Dataset entries =
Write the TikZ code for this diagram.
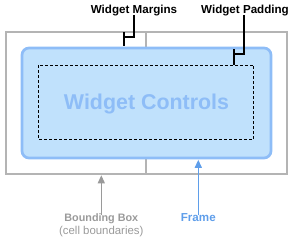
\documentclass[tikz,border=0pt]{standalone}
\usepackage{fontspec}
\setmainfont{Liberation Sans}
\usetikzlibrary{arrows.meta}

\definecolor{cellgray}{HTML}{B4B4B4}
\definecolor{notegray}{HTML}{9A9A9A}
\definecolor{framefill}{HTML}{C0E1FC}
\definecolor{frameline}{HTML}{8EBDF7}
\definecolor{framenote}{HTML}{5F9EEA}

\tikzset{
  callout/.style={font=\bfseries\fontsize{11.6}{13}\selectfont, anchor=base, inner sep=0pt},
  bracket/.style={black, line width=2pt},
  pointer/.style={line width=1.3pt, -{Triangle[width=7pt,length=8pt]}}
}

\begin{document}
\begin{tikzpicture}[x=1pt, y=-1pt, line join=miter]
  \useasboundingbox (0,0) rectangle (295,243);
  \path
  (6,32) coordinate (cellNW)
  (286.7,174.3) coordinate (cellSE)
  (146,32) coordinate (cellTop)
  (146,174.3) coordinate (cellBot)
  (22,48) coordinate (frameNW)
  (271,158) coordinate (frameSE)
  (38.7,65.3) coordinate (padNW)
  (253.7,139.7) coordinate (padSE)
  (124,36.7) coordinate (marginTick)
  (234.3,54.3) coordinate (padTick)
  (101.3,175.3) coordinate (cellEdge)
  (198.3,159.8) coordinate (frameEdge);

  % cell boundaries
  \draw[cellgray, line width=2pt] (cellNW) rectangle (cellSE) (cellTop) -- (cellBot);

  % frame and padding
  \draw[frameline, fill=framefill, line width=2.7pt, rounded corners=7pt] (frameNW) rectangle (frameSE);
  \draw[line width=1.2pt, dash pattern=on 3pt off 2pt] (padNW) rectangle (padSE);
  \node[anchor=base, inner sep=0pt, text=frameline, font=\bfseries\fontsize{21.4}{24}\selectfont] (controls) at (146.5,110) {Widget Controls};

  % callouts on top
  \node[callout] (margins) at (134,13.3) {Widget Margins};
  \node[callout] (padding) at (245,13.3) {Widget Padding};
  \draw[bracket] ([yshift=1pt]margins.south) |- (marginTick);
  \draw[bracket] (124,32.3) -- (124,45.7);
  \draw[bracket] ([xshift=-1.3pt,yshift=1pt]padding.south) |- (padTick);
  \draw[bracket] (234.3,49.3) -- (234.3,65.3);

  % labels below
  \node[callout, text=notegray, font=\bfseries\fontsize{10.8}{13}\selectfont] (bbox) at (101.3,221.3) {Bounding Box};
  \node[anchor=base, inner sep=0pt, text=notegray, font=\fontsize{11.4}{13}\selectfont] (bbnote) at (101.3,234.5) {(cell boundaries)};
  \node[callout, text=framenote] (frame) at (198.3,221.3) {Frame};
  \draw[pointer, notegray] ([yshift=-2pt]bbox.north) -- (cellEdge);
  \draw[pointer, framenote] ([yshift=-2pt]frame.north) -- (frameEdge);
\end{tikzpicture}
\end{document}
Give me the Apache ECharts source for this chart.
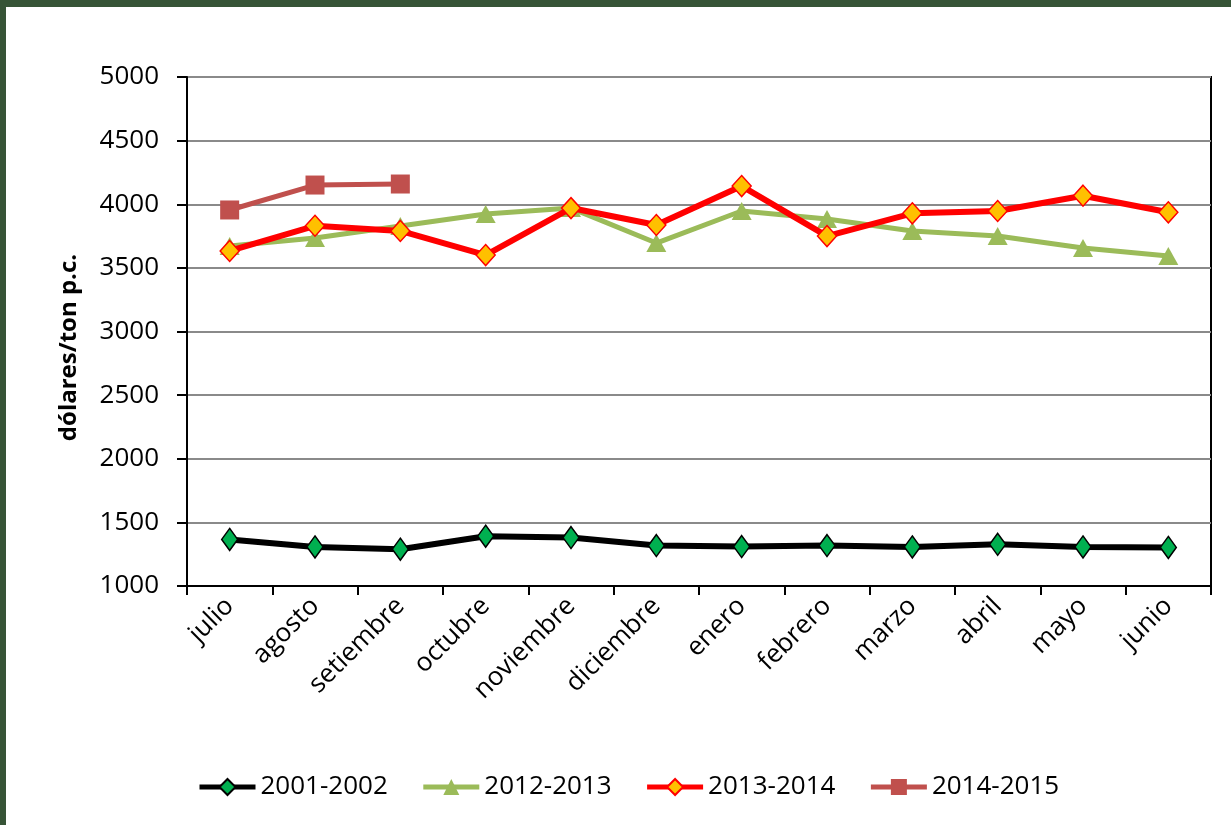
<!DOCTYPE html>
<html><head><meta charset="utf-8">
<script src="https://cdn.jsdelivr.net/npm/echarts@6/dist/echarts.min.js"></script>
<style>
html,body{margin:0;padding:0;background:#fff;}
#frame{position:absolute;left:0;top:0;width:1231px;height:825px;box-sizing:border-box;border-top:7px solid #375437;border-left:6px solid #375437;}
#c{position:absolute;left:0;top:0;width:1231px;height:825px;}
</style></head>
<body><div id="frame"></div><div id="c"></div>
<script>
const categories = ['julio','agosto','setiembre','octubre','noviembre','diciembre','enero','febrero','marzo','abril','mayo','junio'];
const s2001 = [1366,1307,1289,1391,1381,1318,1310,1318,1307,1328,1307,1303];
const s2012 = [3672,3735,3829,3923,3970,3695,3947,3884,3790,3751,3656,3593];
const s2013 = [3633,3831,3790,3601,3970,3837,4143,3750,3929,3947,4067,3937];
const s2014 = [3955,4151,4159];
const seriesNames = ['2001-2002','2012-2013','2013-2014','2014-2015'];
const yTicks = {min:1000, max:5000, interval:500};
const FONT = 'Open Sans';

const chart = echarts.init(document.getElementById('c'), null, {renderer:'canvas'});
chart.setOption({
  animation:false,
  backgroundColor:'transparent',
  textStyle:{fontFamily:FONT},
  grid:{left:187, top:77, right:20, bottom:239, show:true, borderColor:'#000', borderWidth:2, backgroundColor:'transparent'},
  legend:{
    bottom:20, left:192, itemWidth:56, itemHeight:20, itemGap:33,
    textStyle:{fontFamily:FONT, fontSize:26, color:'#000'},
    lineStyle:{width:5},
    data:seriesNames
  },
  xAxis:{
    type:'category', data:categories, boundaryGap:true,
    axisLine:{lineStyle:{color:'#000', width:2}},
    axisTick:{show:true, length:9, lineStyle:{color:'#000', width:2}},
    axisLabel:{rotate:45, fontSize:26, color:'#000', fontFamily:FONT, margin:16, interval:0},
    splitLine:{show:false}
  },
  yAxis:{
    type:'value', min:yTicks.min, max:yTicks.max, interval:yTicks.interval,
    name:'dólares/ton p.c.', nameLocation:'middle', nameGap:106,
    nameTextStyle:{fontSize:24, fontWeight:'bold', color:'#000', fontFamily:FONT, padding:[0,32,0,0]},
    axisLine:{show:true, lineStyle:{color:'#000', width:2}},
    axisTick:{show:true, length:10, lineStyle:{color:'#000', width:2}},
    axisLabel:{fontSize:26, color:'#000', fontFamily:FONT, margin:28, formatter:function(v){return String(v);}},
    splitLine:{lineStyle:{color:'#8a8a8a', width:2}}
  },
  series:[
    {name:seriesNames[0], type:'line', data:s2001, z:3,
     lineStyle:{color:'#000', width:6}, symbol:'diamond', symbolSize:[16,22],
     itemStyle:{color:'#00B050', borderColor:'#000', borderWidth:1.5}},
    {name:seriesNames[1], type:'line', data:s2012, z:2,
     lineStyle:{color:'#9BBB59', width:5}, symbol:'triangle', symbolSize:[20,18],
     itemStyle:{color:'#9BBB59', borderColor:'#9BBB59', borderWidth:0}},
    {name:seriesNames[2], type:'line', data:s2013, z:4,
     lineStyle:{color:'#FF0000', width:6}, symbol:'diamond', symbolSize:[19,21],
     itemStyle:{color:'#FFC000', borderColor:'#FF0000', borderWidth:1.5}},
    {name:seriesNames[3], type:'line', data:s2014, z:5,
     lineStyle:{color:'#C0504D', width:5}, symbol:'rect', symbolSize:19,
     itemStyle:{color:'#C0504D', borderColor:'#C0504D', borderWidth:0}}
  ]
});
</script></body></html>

What you are asked to do =
In the listing above, find the line containing "Give me the" and the line containing "const FONT = 'Open Sans';", then return both of them and every line between, exactly, without pictures.

Correct output =
Give me the Apache ECharts source for this chart.
<!DOCTYPE html>
<html><head><meta charset="utf-8">
<script src="https://cdn.jsdelivr.net/npm/echarts@6/dist/echarts.min.js"></script>
<style>
html,body{margin:0;padding:0;background:#fff;}
#frame{position:absolute;left:0;top:0;width:1231px;height:825px;box-sizing:border-box;border-top:7px solid #375437;border-left:6px solid #375437;}
#c{position:absolute;left:0;top:0;width:1231px;height:825px;}
</style></head>
<body><div id="frame"></div><div id="c"></div>
<script>
const categories = ['julio','agosto','setiembre','octubre','noviembre','diciembre','enero','febrero','marzo','abril','mayo','junio'];
const s2001 = [1366,1307,1289,1391,1381,1318,1310,1318,1307,1328,1307,1303];
const s2012 = [3672,3735,3829,3923,3970,3695,3947,3884,3790,3751,3656,3593];
const s2013 = [3633,3831,3790,3601,3970,3837,4143,3750,3929,3947,4067,3937];
const s2014 = [3955,4151,4159];
const seriesNames = ['2001-2002','2012-2013','2013-2014','2014-2015'];
const yTicks = {min:1000, max:5000, interval:500};
const FONT = 'Open Sans';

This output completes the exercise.